Friday, June 16, 2006

May all my rejected essay proposals become blogposts....















Lisa Lapinski, a Los Angeles-based artist, exhibits a marked fascination with esoteric systems of thought and the limits of language in her installation and sculptural work. For her Art Center graduate exhibition “Armstrong Visions Solarian: Regina and Opium Have Dormitive Virtue” (2000) Lapinski investigated the artistic practices of philosophers who also happened to make diagrammatic drawings, such as Charles Sanders Pierce and Jacques Lacan. Lapinski’s monumental new sculpture Night Stand, which was exhibited in the 2006 Whitney Biennial, continues this investigation by limning the boundaries of religious systems of knowledge and the “ecstatic states” of the United Society of Believers, otherwise known as the Shakers.
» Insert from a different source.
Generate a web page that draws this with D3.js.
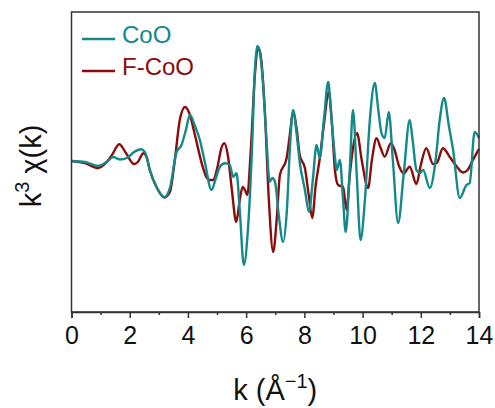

The Shakers’ rational systems of religious knowledge and irrational ecstatic states found their material corollaries in the sober earthiness of their furniture and the wild otherworldliness of their drawings. But what would happen, Lapinski wondered, if Shaker furniture were subject to the same ecstatic production techniques as the Shaker drawings? Night Stand is a testament to this idea, incorporating motifs from various disciplines (architecture, woodwork, painting) and religions (Christianity, Judaism, paganism) to create a critical work of art that masquerades as a devotional object. Night Stand incorporates Art-Deco sculpture, Jewish Stars of David, and impressionistic painting; it takes the form of a large piece of furniture, yet sections of the woodwork remain unfinished and none of the drawers function; if viewed from above, the sculpture’s shape resembles a swastika; if viewed from the side, its skeletal construction is revealed. How do such artifacts and symbols frustrate communication and rational systems of material production?